Each entry must appear again exactly as it does in the source.

_Entries supplied_.
::::::::::
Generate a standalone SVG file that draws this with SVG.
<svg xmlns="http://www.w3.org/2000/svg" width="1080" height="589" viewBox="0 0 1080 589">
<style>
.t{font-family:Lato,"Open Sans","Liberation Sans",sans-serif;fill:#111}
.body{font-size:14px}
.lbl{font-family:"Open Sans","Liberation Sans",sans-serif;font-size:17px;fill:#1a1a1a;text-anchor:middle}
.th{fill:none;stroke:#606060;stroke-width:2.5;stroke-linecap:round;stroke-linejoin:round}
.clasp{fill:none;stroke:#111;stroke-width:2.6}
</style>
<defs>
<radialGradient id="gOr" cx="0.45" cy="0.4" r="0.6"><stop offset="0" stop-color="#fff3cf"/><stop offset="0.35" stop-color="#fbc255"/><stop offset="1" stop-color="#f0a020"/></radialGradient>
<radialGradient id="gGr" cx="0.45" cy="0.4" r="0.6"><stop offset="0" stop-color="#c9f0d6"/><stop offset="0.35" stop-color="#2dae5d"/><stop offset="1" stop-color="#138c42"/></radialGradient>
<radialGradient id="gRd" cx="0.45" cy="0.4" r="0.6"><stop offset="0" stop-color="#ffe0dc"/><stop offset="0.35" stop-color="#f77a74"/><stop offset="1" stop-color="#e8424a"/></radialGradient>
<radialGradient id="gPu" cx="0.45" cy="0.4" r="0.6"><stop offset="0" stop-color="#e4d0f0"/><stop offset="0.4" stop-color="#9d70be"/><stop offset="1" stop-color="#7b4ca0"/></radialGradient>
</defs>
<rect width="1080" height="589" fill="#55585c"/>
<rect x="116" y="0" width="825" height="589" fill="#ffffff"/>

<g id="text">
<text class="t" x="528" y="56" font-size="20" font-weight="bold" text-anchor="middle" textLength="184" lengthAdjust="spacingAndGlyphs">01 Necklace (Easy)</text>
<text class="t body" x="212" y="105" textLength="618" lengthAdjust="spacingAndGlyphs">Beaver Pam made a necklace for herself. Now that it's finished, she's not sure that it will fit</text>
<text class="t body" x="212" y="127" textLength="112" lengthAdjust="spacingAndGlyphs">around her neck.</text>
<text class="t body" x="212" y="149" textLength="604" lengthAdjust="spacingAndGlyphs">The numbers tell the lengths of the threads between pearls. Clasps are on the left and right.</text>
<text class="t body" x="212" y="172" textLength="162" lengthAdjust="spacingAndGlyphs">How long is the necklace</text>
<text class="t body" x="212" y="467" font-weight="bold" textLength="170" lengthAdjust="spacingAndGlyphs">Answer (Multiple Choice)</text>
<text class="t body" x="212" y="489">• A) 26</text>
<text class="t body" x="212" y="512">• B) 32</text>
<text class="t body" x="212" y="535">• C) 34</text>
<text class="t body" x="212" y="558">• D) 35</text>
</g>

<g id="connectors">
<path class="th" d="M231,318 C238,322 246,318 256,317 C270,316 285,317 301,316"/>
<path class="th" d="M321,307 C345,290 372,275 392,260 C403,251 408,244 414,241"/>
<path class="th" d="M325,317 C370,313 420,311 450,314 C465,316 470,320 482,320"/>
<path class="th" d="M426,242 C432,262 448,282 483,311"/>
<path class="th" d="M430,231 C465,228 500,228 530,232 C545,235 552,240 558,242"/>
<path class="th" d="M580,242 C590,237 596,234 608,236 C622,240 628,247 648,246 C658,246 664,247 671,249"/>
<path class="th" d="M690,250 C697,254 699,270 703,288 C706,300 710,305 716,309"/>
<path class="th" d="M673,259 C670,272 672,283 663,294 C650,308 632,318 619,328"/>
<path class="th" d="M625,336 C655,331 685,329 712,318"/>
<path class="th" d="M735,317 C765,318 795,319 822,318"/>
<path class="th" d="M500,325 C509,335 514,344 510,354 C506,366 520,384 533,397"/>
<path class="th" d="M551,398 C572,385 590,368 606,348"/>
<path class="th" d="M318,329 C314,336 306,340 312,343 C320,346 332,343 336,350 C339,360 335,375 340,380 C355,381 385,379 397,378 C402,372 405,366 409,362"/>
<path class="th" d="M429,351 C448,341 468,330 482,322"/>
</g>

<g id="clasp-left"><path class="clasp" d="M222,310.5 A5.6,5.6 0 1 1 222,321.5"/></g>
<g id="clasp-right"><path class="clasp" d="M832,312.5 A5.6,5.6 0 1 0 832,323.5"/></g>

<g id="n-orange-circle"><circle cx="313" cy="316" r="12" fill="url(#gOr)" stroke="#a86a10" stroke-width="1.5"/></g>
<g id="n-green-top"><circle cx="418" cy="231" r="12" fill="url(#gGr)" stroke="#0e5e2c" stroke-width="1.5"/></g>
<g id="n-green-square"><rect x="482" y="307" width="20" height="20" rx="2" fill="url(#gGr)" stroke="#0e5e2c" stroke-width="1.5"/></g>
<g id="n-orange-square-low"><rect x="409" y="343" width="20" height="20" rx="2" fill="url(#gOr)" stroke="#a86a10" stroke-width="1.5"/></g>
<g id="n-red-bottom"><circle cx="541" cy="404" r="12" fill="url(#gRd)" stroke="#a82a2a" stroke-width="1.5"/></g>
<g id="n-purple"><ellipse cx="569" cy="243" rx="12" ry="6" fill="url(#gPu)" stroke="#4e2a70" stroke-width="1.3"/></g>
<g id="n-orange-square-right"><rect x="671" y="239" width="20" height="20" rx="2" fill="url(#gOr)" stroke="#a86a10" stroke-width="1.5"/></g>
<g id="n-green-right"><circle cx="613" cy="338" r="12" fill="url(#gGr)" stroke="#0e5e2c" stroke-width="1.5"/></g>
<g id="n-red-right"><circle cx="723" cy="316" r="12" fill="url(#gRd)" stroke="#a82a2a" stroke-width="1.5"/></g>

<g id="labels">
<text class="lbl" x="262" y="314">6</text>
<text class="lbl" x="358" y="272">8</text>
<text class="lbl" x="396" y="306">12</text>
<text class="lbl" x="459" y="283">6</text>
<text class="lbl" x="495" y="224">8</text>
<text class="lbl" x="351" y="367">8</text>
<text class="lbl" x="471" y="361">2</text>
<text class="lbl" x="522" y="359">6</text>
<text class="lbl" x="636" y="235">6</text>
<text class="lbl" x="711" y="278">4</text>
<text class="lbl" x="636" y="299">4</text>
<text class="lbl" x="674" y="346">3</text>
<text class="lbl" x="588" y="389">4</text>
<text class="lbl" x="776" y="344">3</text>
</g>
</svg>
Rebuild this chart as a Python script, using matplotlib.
::::::::::
_Solution to the exercise_.
Generate a standalone SVG file that draws this with SVG.
<svg xmlns="http://www.w3.org/2000/svg" width="1080" height="589" viewBox="0 0 1080 589">
<style>
.t{font-family:Lato,"Open Sans","Liberation Sans",sans-serif;fill:#111}
.body{font-size:14px}
.lbl{font-family:"Open Sans","Liberation Sans",sans-serif;font-size:17px;fill:#1a1a1a;text-anchor:middle}
.th{fill:none;stroke:#606060;stroke-width:2.5;stroke-linecap:round;stroke-linejoin:round}
.clasp{fill:none;stroke:#111;stroke-width:2.6}
</style>
<defs>
<radialGradient id="gOr" cx="0.45" cy="0.4" r="0.6"><stop offset="0" stop-color="#fff3cf"/><stop offset="0.35" stop-color="#fbc255"/><stop offset="1" stop-color="#f0a020"/></radialGradient>
<radialGradient id="gGr" cx="0.45" cy="0.4" r="0.6"><stop offset="0" stop-color="#c9f0d6"/><stop offset="0.35" stop-color="#2dae5d"/><stop offset="1" stop-color="#138c42"/></radialGradient>
<radialGradient id="gRd" cx="0.45" cy="0.4" r="0.6"><stop offset="0" stop-color="#ffe0dc"/><stop offset="0.35" stop-color="#f77a74"/><stop offset="1" stop-color="#e8424a"/></radialGradient>
<radialGradient id="gPu" cx="0.45" cy="0.4" r="0.6"><stop offset="0" stop-color="#e4d0f0"/><stop offset="0.4" stop-color="#9d70be"/><stop offset="1" stop-color="#7b4ca0"/></radialGradient>
</defs>
<rect width="1080" height="589" fill="#55585c"/>
<rect x="116" y="0" width="825" height="589" fill="#ffffff"/>

<g id="text">
<text class="t" x="528" y="56" font-size="20" font-weight="bold" text-anchor="middle" textLength="184" lengthAdjust="spacingAndGlyphs">01 Necklace (Easy)</text>
<text class="t body" x="212" y="105" textLength="618" lengthAdjust="spacingAndGlyphs">Beaver Pam made a necklace for herself. Now that it's finished, she's not sure that it will fit</text>
<text class="t body" x="212" y="127" textLength="112" lengthAdjust="spacingAndGlyphs">around her neck.</text>
<text class="t body" x="212" y="149" textLength="604" lengthAdjust="spacingAndGlyphs">The numbers tell the lengths of the threads between pearls. Clasps are on the left and right.</text>
<text class="t body" x="212" y="172" textLength="162" lengthAdjust="spacingAndGlyphs">How long is the necklace</text>
<text class="t body" x="212" y="467" font-weight="bold" textLength="170" lengthAdjust="spacingAndGlyphs">Answer (Multiple Choice)</text>
<text class="t body" x="212" y="489">• A) 26</text>
<text class="t body" x="212" y="512">• B) 32</text>
<text class="t body" x="212" y="535">• C) 34</text>
<text class="t body" x="212" y="558">• D) 35</text>
</g>

<g id="connectors">
<path class="th" d="M231,318 C238,322 246,318 256,317 C270,316 285,317 301,316"/>
<path class="th" d="M321,307 C345,290 372,275 392,260 C403,251 408,244 414,241"/>
<path class="th" d="M325,317 C370,313 420,311 450,314 C465,316 470,320 482,320"/>
<path class="th" d="M426,242 C432,262 448,282 483,311"/>
<path class="th" d="M430,231 C465,228 500,228 530,232 C545,235 552,240 558,242"/>
<path class="th" d="M580,242 C590,237 596,234 608,236 C622,240 628,247 648,246 C658,246 664,247 671,249"/>
<path class="th" d="M690,250 C697,254 699,270 703,288 C706,300 710,305 716,309"/>
<path class="th" d="M673,259 C670,272 672,283 663,294 C650,308 632,318 619,328"/>
<path class="th" d="M625,336 C655,331 685,329 712,318"/>
<path class="th" d="M735,317 C765,318 795,319 822,318"/>
<path class="th" d="M500,325 C509,335 514,344 510,354 C506,366 520,384 533,397"/>
<path class="th" d="M551,398 C572,385 590,368 606,348"/>
<path class="th" d="M318,329 C314,336 306,340 312,343 C320,346 332,343 336,350 C339,360 335,375 340,380 C355,381 385,379 397,378 C402,372 405,366 409,362"/>
<path class="th" d="M429,351 C448,341 468,330 482,322"/>
</g>

<g id="clasp-left"><path class="clasp" d="M222,310.5 A5.6,5.6 0 1 1 222,321.5"/></g>
<g id="clasp-right"><path class="clasp" d="M832,312.5 A5.6,5.6 0 1 0 832,323.5"/></g>

<g id="n-orange-circle"><circle cx="313" cy="316" r="12" fill="url(#gOr)" stroke="#a86a10" stroke-width="1.5"/></g>
<g id="n-green-top"><circle cx="418" cy="231" r="12" fill="url(#gGr)" stroke="#0e5e2c" stroke-width="1.5"/></g>
<g id="n-green-square"><rect x="482" y="307" width="20" height="20" rx="2" fill="url(#gGr)" stroke="#0e5e2c" stroke-width="1.5"/></g>
<g id="n-orange-square-low"><rect x="409" y="343" width="20" height="20" rx="2" fill="url(#gOr)" stroke="#a86a10" stroke-width="1.5"/></g>
<g id="n-red-bottom"><circle cx="541" cy="404" r="12" fill="url(#gRd)" stroke="#a82a2a" stroke-width="1.5"/></g>
<g id="n-purple"><ellipse cx="569" cy="243" rx="12" ry="6" fill="url(#gPu)" stroke="#4e2a70" stroke-width="1.3"/></g>
<g id="n-orange-square-right"><rect x="671" y="239" width="20" height="20" rx="2" fill="url(#gOr)" stroke="#a86a10" stroke-width="1.5"/></g>
<g id="n-green-right"><circle cx="613" cy="338" r="12" fill="url(#gGr)" stroke="#0e5e2c" stroke-width="1.5"/></g>
<g id="n-red-right"><circle cx="723" cy="316" r="12" fill="url(#gRd)" stroke="#a82a2a" stroke-width="1.5"/></g>

<g id="labels">
<text class="lbl" x="262" y="314">6</text>
<text class="lbl" x="358" y="272">8</text>
<text class="lbl" x="396" y="306">12</text>
<text class="lbl" x="459" y="283">6</text>
<text class="lbl" x="495" y="224">8</text>
<text class="lbl" x="351" y="367">8</text>
<text class="lbl" x="471" y="361">2</text>
<text class="lbl" x="522" y="359">6</text>
<text class="lbl" x="636" y="235">6</text>
<text class="lbl" x="711" y="278">4</text>
<text class="lbl" x="636" y="299">4</text>
<text class="lbl" x="674" y="346">3</text>
<text class="lbl" x="588" y="389">4</text>
<text class="lbl" x="776" y="344">3</text>
</g>
</svg>
Rebuild this chart as a Python script, using matplotlib.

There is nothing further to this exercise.